Real-World Social Problem-Solving in ASD: The Influence of Executive Functions

Poster Presentation
Friday, May 3, 2019: 5:30 PM-7:00 PM
Room: 710 (Palais des congres de Montreal)
M. Stabile, S. R. Dokuru, B. Castelluccio, A. R. Canfield, A. Hogstrom, J. J. Green and I. M. Eigsti, Psychological Sciences, University of Connecticut, Storrs, CT
Background: Social communication impairments in individuals with autism spectrum disorder (ASD) are associated with executive function deficits. However, much of this work relies on standardized assessments. The current study utilized a task designed to elicit spontaneous language between two speakers; the task has high ecological validity; we argue that it is more representative of real-world language skills than performance on the item-by-item probes of a standardized assessment.

Objectives: This work examined diagnostic differences in a novel measure of accuracy on a social communication task, and associations between task performance and executive function, social communication, and verbal IQ skills. We hypothesized that adolescents with ASD would underperform in a social problem-solving task, and that their difficulties would reflect individual differences in executive function (especially planning, working memory and inhibition).

Methods: A total of 29 adolescents (15 TD, 14 ASD) completed a social communication task in which participants collaborated verbally with an undergraduate research assistant (RA; naive to study hypotheses) to navigate a series of maps (Anderson et al., 1991). Participants alternated between “Tourist” and “Guide” roles, completing six maps. “Guide” maps (Figure 1a) contained a route drawn from a starting point through a series of landmarks to a finish point; the corresponding “Tourist” map contained similar landmarks without the route. There were three non-shared landmarks on each map. Guide and Tourist routes were converted to digital format for analysis in Photoshop (Figure 1b). Route accuracy was operationalized as the number of pixels contained within the area formed by the spatial difference between correct and drawn routes (Figure 1c). Participants also completed the Stanford Binet Vocabulary subtest; parents completed the BRIEF parent report form, as a measure of executive skills, and the Social Communication Questionnaire (SCQ) and the ADOS (ASD group only) as measures of symptomatology.

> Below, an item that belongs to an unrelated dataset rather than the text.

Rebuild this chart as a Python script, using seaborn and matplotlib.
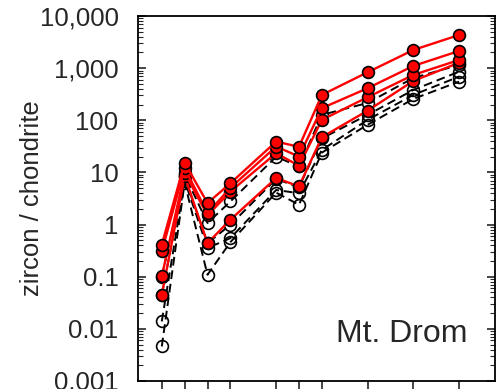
import matplotlib
matplotlib.use("Agg")
import matplotlib.pyplot as plt
import numpy as np
import pandas as pd
import seaborn as sns
from matplotlib.ticker import LogLocator, NullFormatter, FixedLocator, FixedFormatter

# ---- data ----
ree_order = ['La', 'Ce', 'Pr', 'Nd', 'Pm', 'Sm', 'Eu', 'Gd', 'Tb', 'Dy', 'Ho', 'Er', 'Tm', 'Yb', 'Lu']
elements = ['La', 'Ce', 'Pr', 'Nd', 'Sm', 'Eu', 'Gd', 'Dy', 'Er', 'Yb']

red_1 = [0.41, 15.3, 2.58, 6.2, 39.0, 31.0, 307, 834, 2232, 4325]
red_2 = [0.305, 12.1, 1.66, 5.07, 31.3, 20.2, 171, 412, 1102, 2136]
red_3 = [0.101, 9.8, 1.5, 4.3, 23.4, 13.4, 102, 277, 741, 1436]
red_4 = [0.045, 8.5, 0.44, 1.24, 7.8, 5.4, 47.5, 153, 568, 1274]

black_1 = [0.10, 9.0, 1.07, 2.77, 20.0, 13.0, 127, 215, 649, 1152]
black_2 = [0.045, 8.0, 0.44, 0.99, 7.5, 5.2, 45, 127, 382, 857]
black_3 = [0.0139, 7.0, 0.355, 0.55, 4.6, 4.0, 27, 102, 307, 688]
black_4 = [0.0046, 6.3, 0.109, 0.46, 4.1, 2.4, 24, 82, 257, 551]

ytick_values = [0.001, 0.01, 0.1, 1, 10, 100, 1000, 10000]
ytick_labels = ['0.001', '0.01', '0.1', '1', '10', '100', '1,000', '10,000']
y_label = 'zircon / chondrite'
location_label = 'Mt. Drom'

# ---- build table ----
xpos = [ree_order.index(e) + 1 for e in elements]
rows = []
for name, vals in [('black_4', black_4), ('black_3', black_3), ('black_2', black_2), ('black_1', black_1),
                   ('red_4', red_4), ('red_3', red_3), ('red_2', red_2), ('red_1', red_1)]:
    for e, x, v in zip(elements, xpos, vals):
        rows.append({'sample': name, 'element': e, 'pos': x, 'value': v})
df = pd.DataFrame(rows)

sns.set_style('ticks')
plt.rcParams['font.family'] = ['Liberation Sans', 'DejaVu Sans']

fig = plt.figure(figsize=(4.99, 3.89), dpi=100)
ax = fig.add_axes([138 / 499, 1 - 381 / 389, (495 - 138) / 499, (381 - 16) / 389])

for name in df['sample'].unique():
    sub = df[df['sample'] == name]
    if name.startswith('red'):
        sns.lineplot(data=sub, x='pos', y='value', ax=ax, color='#ff0000', linewidth=1.7,
                     marker='o', markersize=8.5, markerfacecolor='#ff0000',
                     markeredgecolor='black', markeredgewidth=1.2, zorder=3)
    else:
        sns.lineplot(data=sub, x='pos', y='value', ax=ax, color='black', linewidth=1.4,
                     linestyle=(0, (4.5, 2.5)),
                     marker='o', markersize=8.5, markerfacecolor='none',
                     markeredgecolor='black', markeredgewidth=1.2, zorder=2)

ax.set_yscale('log')
ax.set_ylim(0.001, 10000)
ax.set_xlim(-0.04, 15.57)

ax.yaxis.set_major_locator(FixedLocator(ytick_values))
ax.yaxis.set_major_formatter(FixedFormatter(ytick_labels))
ax.yaxis.set_minor_locator(LogLocator(base=10, subs=np.arange(2, 10), numticks=20))
ax.yaxis.set_minor_formatter(NullFormatter())

ax.set_xticks(xpos)
ax.set_xticklabels([])
ax.tick_params(axis='x', direction='out', length=7, width=1.2, bottom=True, top=False,
               labelbottom=False)
ax.tick_params(axis='y', which='major', direction='in', length=6, width=1.2,
               left=True, right=True, labelsize=18.5, pad=14)
ax.tick_params(axis='y', which='minor', direction='in', length=3.5, width=0.8,
               left=True, right=True)

for s in ax.spines.values():
    s.set_linewidth(1.3)
    s.set_color('black')

ax.set_xlabel('')
ax.set_ylabel(y_label, fontsize=18.5, va='center')
ax.yaxis.set_label_coords(-0.297, 0.5)

ax.text(0.922, 0.108, location_label, transform=ax.transAxes, ha='right', va='baseline',
        fontsize=23)

fig.savefig('out.png', dpi=100)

Results: Route accuracy was lower for ASD+RA pairs, F=8.61, p = .007, suggesting less efficient route-drawing. Group differences held whether the participant or RA was drawing the route, indicating that group differences were not due to fine motor control. Correlational analyses across groups revealed that route accuracy was associated with global executive functions (BRIEF GEC scores), r = .55, p = .002, and with Vocabulary scores, r = -.38, p = .04 (correlations were similar within each group). When the participant was the Guide, route accuracy for ASD+RA pairs was associated with ADOS communication domain scores, r(14)=.60, p=.02; this was not the case when the RA was the guide, p =.46.

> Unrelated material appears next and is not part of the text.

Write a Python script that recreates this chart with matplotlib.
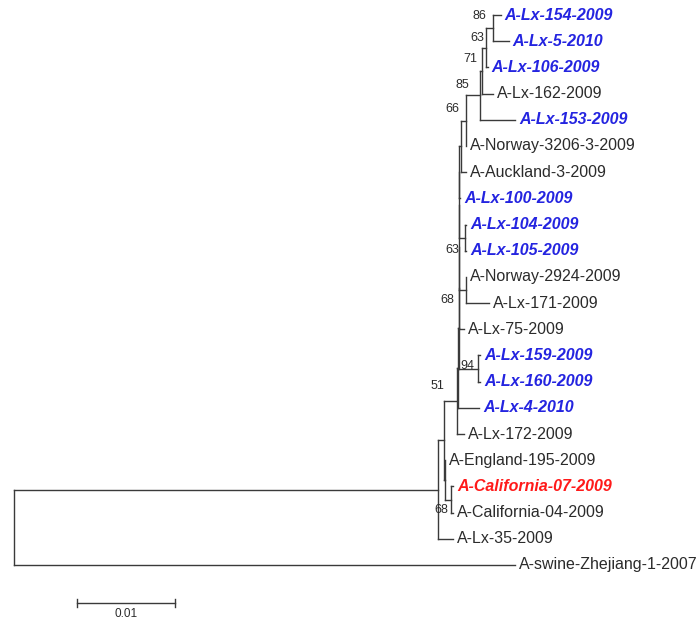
import matplotlib
matplotlib.use("Agg")
import matplotlib.pyplot as plt

# Tree data
#################################################################################################################

# leaves, top to bottom
leaf_names = ["A-Lx-154-2009", "A-Lx-5-2010", "A-Lx-106-2009", "A-Lx-162-2009", "A-Lx-153-2009",
              "A-Norway-3206-3-2009", "A-Auckland-3-2009", "A-Lx-100-2009", "A-Lx-104-2009",
              "A-Lx-105-2009", "A-Norway-2924-2009", "A-Lx-171-2009", "A-Lx-75-2009",
              "A-Lx-159-2009", "A-Lx-160-2009", "A-Lx-4-2010", "A-Lx-172-2009",
              "A-England-195-2009", "A-California-07-2009", "A-California-04-2009",
              "A-Lx-35-2009", "A-swine-Zhejiang-1-2007"]
leaf_parent = ["n86", "n86", "n63a", "n71", "n85", "n66", "nak", "k1", "n63b", "n63b", "n68", "n68",
               "k4", "n94", "n94", "k6", "c", "d", "e", "e", "a", "root"]
leaf_length = [0.00082, 0.00163, 0.0002, 0.00112, 0.00357, 0.0, 0.0005, 0.0001, 0.0001, 0.0001,
               0.0, 0.00235, 0.0005, 0.0002, 0.0002, 0.00214, 0.00071, 0.0, 0.0002, 0.0002,
               0.00153, 0.05112]
leaf_group = ["lx", "lx", "lx", "plain", "lx", "plain", "plain", "lx", "lx", "lx", "plain", "plain",
              "plain", "lx", "lx", "lx", "plain", "plain", "ref", "plain", "plain", "plain"]

# internal nodes
node_names = ["root", "a", "b", "d", "e", "c", "k6", "k5", "k4", "k3", "k2", "k1",
              "nak", "n66", "n85", "n71", "n63a", "n86", "n63b", "n68", "n94"]
node_parent = [None, "root", "a", "b", "d", "b", "c", "k6", "k5", "k4", "k3", "k2",
               "k1", "nak", "n66", "n85", "n71", "n63a", "k2", "k3", "k5"]
node_length = [0.0, 0.04327, 0.00061, 0.0001, 0.0006, 0.00133, 0.0001, 0.0001, 0.0, 0.0, 0.0, 0.0,
               0.0002, 0.0005, 0.00143, 0.0002, 0.0004, 0.00071, 0.0006, 0.0007, 0.00194]

# bootstrap values
support_nodes = ["n86", "n63a", "n71", "n85", "n66", "n63b", "n68", "n94", "c", "e"]
support_values = [86, 63, 71, 85, 66, 63, 68, 94, 51, 68]

scale_length = 0.01
scale_label = "0.01"

# Layout
#################################################################################################################

parent = {}
length = {}
for n, p, l in zip(node_names, node_parent, node_length):
    parent[n] = p
    length[n] = l
for n, p, l in zip(leaf_names, leaf_parent, leaf_length):
    parent[n] = p
    length[n] = l

children = {n: [] for n in node_names}
for n in node_names[1:] + leaf_names:
    children[parent[n]].append(n)

X = {}
def get_x(n):
    if n not in X:
        X[n] = 0.0 if parent[n] is None else get_x(parent[n]) + length[n]
    return X[n]

Y = {n: float(i) for i, n in enumerate(leaf_names)}
def get_y(n):
    if n not in Y:
        ys = [get_y(c) for c in children[n]]
        Y[n] = (min(ys) + max(ys)) / 2
    return Y[n]

for n in node_names + leaf_names:
    get_x(n)
    get_y(n)

# Plot
#################################################################################################################

line_c = "#3a3a3a"
colors_txt = {"plain": "#2b2b2b", "lx": "#2424e0", "ref": "#ff1a1a"}

fig = plt.figure(figsize=(6.99, 6.19), dpi=100)
ax = fig.add_axes([0, 0, 1, 1])
px = 0.01 / 98  # distance per pixel
ax.set_xlim(-14 * px, 685 * px)
ax.set_ylim((619 - 15) / 26.19, -15 / 26.19)
ax.axis("off")

lw = 1.0
for n in node_names[1:] + leaf_names:
    p = parent[n]
    ax.plot([X[p], X[n]], [Y[n], Y[n]], color=line_c, lw=lw, solid_capstyle="projecting")
for n in node_names:
    ys = [Y[c] for c in children[n]]
    ax.plot([X[n], X[n]], [min(ys), max(ys)], color=line_c, lw=lw, solid_capstyle="projecting")

for n, g in zip(leaf_names, leaf_group):
    kw = dict(fontsize=11.5, family="Liberation Sans", color=colors_txt[g])
    if g != "plain":
        kw.update(fontweight="bold", fontstyle="italic")
    ax.annotate(n, (X[n], Y[n]), xytext=(4, 0), textcoords="offset pixels",
                ha="left", va="center", **kw)

offsets = {"n86": (-6, 12), "n63a": (-2, 10), "n71": (-5, 12), "n85": (-11, 10), "n66": (-7, 12),
           "n63b": (-6, -12), "n68": (-12, -10), "n94": (-4, 3), "c": (-13, 15), "e": (-3, -10)}
for n, v in zip(support_nodes, support_values):
    ax.annotate(str(v), (X[n], Y[n]), xytext=offsets[n], textcoords="offset pixels",
                ha="right", va="center", fontsize=9, family="Liberation Sans", color="#2b2b2b")

# scale bar
sx0 = 63 * px
sy = (603 - 15) / 26.19
ax.plot([sx0, sx0 + scale_length], [sy, sy], color=line_c, lw=lw)
for xx in [sx0, sx0 + scale_length]:
    ax.plot([xx, xx], [sy - 0.15, sy + 0.15], color=line_c, lw=lw)
ax.annotate(scale_label, (sx0 + scale_length / 2, sy), xytext=(0, -11), textcoords="offset pixels",
            ha="center", va="center", fontsize=8.5, family="Liberation Sans", color="#2b2b2b")

fig.savefig("out.png", dpi=100)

Conclusions: When describing navigational routes to a study-naïve RA, adolescents with ASD had greater difficulty in communicating about those routes; individual differences reflected both executive skills, and also ASD symptom severity (as indexed by the ADOS). Route accuracy was apparently influenced by communication strategies. Task discourse analyses (currently underway) of turn-taking, shared vocabulary, and clarification of misunderstandings, can reveal specific aspects of communication that promote or inhibit more effective communication. As such, findings will assist in identifying optimal targets for intervention, to support better communication.